→ **Work instructions**:
Find the line containing "Recreate this image" and copy it exactly, along with every line after it up to and including the line containing "Condensed, DejaVu Sans". Copy nothing else.

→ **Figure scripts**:
────────

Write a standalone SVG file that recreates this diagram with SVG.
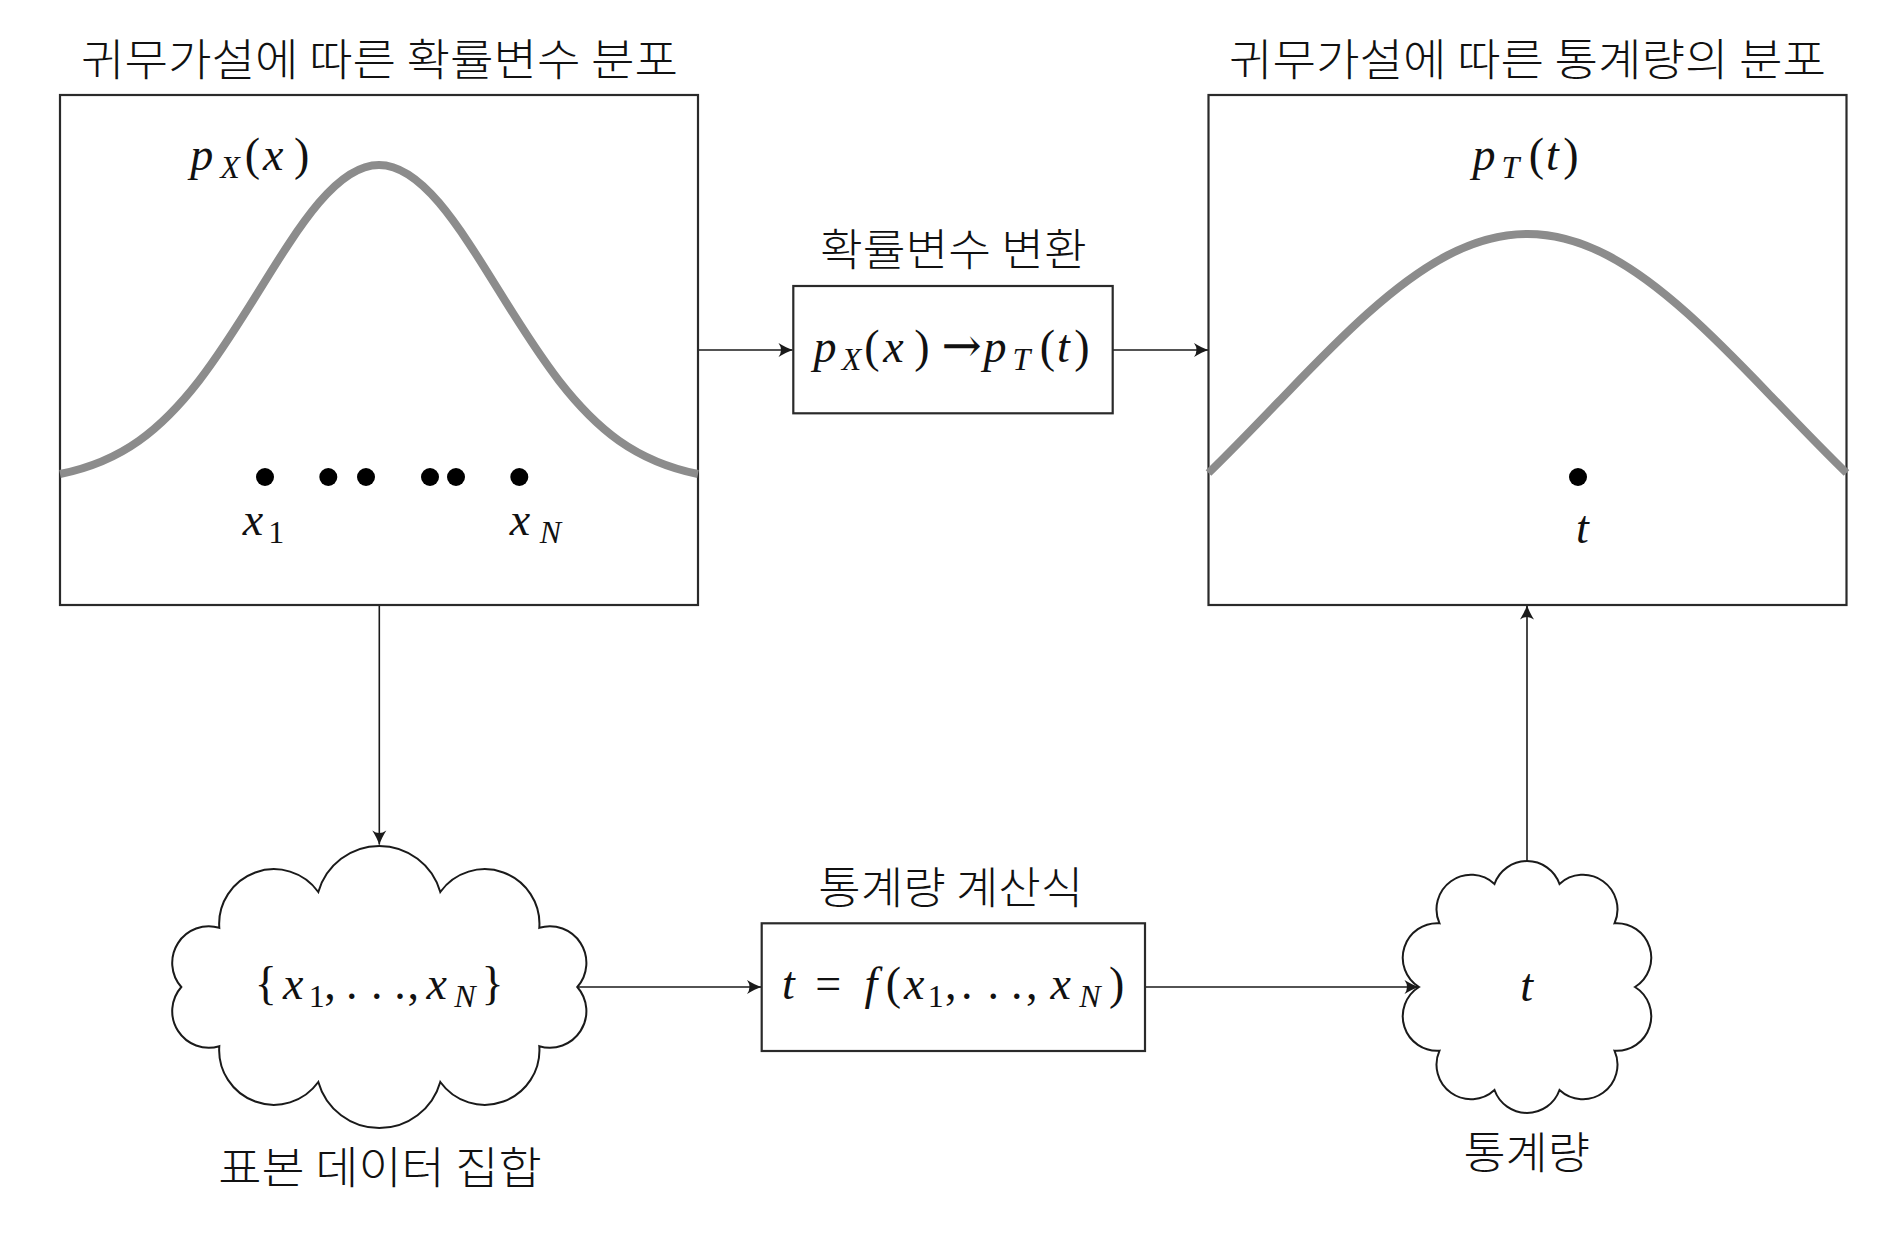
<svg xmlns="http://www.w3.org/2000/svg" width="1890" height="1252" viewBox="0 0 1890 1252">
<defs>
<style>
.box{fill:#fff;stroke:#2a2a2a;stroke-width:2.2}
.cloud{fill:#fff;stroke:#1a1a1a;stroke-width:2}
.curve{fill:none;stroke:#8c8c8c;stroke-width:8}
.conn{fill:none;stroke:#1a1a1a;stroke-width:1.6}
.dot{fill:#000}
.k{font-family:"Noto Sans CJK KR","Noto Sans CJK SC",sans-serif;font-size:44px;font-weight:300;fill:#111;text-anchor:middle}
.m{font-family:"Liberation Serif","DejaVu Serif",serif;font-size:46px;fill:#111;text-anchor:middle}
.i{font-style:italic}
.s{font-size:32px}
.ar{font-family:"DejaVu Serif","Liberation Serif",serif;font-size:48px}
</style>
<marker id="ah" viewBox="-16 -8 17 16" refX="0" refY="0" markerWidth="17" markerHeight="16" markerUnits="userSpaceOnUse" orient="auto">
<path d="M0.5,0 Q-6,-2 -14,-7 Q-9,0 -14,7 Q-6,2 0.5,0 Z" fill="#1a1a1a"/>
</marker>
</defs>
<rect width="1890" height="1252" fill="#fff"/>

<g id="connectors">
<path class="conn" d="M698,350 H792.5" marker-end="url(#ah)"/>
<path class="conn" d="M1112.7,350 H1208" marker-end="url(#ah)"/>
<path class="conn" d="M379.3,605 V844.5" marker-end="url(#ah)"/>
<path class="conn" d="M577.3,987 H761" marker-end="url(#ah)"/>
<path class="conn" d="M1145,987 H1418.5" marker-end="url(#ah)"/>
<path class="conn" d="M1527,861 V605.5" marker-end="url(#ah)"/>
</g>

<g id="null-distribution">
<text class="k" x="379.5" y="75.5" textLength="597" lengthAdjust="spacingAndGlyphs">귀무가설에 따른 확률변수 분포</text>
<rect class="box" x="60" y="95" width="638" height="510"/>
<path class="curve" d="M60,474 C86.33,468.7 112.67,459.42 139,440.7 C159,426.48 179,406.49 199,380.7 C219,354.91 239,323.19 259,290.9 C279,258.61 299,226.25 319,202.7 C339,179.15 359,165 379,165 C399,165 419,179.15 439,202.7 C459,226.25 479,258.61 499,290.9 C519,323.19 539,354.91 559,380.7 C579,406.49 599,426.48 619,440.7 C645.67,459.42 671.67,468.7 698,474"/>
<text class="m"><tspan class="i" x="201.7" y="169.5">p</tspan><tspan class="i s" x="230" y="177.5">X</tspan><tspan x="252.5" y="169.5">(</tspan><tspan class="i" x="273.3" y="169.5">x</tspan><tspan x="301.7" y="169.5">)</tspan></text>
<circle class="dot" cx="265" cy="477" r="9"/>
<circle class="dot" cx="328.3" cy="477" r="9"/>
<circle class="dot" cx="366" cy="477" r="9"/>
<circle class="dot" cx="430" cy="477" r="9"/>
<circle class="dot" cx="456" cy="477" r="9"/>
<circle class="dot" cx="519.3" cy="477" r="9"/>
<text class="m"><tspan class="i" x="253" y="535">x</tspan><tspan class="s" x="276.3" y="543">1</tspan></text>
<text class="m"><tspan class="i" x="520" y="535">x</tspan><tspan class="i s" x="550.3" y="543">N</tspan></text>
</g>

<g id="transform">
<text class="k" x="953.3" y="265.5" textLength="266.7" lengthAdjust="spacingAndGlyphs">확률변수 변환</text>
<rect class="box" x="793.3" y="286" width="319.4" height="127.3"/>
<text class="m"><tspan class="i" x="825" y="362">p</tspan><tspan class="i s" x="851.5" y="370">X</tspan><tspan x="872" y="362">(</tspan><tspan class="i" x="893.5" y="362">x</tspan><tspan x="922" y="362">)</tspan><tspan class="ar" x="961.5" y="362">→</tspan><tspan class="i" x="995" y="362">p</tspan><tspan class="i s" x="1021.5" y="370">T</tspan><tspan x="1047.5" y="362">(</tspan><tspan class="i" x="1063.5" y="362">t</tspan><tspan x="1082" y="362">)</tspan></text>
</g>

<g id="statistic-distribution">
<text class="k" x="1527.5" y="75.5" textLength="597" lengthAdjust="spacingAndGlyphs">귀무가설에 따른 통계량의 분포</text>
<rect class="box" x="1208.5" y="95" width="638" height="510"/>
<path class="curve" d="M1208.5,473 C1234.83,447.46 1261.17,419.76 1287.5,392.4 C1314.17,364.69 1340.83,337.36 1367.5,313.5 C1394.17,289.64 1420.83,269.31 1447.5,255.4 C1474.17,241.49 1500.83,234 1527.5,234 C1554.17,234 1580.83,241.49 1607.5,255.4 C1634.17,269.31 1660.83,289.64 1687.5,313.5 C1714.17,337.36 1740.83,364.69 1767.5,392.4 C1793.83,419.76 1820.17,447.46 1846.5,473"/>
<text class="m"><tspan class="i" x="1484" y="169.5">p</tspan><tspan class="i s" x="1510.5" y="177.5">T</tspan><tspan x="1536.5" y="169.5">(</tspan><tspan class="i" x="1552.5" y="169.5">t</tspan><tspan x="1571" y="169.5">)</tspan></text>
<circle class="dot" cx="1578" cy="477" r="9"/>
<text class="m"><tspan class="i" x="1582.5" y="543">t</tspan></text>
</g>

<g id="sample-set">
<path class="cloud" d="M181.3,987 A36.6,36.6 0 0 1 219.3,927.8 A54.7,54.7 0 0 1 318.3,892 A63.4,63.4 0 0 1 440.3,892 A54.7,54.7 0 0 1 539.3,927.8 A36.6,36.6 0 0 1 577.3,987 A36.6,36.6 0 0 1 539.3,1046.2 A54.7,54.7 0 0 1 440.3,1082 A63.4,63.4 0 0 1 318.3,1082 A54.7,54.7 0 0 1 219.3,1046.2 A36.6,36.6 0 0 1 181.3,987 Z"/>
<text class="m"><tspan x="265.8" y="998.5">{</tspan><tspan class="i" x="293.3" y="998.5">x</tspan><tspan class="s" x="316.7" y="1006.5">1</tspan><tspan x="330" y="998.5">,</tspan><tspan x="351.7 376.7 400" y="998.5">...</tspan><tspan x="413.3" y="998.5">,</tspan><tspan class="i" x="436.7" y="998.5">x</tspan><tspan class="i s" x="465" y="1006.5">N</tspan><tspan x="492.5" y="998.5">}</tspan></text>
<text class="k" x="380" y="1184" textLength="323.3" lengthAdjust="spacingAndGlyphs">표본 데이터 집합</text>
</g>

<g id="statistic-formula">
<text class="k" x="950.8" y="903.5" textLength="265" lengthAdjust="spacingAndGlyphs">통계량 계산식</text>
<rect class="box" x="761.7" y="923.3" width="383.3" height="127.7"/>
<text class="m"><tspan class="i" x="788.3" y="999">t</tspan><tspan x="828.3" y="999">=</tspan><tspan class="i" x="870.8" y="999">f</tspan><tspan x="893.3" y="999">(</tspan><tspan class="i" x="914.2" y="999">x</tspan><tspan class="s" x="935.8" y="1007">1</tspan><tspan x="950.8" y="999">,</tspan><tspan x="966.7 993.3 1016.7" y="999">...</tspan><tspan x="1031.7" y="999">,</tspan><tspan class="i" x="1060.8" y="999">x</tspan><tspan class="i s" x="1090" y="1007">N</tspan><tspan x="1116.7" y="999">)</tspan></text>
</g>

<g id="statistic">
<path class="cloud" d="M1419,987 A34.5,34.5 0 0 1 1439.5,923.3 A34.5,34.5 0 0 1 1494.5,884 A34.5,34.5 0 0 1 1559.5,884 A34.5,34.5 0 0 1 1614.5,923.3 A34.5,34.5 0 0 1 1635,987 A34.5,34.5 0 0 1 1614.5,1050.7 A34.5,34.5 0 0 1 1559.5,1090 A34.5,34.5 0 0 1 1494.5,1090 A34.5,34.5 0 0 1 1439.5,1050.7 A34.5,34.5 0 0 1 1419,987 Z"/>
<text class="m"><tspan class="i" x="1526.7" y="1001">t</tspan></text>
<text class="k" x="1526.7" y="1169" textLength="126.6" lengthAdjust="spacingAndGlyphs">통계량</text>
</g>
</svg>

────────

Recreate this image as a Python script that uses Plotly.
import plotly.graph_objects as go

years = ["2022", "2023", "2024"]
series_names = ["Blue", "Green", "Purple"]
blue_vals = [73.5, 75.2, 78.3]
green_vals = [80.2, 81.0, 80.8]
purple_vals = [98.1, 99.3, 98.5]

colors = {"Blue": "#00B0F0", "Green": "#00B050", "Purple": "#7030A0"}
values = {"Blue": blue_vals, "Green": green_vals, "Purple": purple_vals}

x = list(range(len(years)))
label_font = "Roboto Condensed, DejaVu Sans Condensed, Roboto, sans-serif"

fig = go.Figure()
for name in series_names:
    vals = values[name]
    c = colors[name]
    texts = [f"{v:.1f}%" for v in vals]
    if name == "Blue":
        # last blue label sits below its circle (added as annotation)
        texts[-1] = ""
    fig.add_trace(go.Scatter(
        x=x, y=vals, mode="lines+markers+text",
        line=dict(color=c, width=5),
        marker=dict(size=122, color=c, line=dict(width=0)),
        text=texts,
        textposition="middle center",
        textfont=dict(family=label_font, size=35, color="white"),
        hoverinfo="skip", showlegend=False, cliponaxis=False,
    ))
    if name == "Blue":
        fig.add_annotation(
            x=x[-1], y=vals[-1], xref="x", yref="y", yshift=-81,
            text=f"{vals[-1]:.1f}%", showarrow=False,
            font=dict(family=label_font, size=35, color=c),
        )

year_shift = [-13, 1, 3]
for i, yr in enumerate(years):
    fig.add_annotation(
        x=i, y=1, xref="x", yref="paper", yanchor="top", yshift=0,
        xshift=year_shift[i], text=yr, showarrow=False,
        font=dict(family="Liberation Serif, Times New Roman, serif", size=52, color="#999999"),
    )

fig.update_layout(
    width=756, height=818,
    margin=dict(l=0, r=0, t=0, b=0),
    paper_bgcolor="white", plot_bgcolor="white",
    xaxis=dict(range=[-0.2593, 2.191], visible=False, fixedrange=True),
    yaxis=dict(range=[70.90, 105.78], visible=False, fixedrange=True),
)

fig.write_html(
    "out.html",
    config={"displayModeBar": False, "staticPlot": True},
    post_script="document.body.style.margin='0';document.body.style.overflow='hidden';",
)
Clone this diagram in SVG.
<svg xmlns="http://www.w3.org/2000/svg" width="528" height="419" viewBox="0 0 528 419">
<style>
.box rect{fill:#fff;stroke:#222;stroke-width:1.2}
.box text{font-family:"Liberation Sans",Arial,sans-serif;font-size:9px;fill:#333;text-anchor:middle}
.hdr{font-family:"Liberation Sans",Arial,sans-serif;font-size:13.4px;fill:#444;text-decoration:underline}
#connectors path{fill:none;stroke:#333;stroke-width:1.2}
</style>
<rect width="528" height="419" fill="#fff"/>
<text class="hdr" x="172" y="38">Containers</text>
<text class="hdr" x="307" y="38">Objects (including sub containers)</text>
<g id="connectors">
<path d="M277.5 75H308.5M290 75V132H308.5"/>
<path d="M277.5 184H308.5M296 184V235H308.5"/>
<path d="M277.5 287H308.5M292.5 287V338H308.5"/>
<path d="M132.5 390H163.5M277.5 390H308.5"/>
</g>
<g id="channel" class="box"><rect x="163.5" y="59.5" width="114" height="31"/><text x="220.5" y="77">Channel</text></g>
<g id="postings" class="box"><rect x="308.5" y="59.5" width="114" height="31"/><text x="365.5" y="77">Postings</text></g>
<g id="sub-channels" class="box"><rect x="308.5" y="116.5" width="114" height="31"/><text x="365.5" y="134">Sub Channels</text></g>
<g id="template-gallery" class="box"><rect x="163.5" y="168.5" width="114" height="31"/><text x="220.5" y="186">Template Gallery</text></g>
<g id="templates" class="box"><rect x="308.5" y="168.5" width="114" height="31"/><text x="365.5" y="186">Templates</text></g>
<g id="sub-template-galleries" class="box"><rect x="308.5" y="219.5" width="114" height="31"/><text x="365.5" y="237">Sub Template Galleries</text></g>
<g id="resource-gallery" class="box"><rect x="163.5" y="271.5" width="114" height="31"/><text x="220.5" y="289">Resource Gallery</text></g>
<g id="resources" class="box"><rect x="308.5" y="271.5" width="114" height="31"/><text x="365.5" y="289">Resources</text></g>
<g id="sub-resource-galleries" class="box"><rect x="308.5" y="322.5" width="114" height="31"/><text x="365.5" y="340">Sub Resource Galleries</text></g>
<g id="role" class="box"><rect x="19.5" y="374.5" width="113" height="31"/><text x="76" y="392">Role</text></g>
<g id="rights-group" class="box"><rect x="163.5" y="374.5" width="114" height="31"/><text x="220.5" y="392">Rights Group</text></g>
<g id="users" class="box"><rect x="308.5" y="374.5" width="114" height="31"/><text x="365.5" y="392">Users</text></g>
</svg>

────────

→ **Correct response**:
Recreate this image as a Python script that uses Plotly.
import plotly.graph_objects as go

years = ["2022", "2023", "2024"]
series_names = ["Blue", "Green", "Purple"]
blue_vals = [73.5, 75.2, 78.3]
green_vals = [80.2, 81.0, 80.8]
purple_vals = [98.1, 99.3, 98.5]

colors = {"Blue": "#00B0F0", "Green": "#00B050", "Purple": "#7030A0"}
values = {"Blue": blue_vals, "Green": green_vals, "Purple": purple_vals}

x = list(range(len(years)))
label_font = "Roboto Condensed, DejaVu Sans Condensed, Roboto, sans-serif"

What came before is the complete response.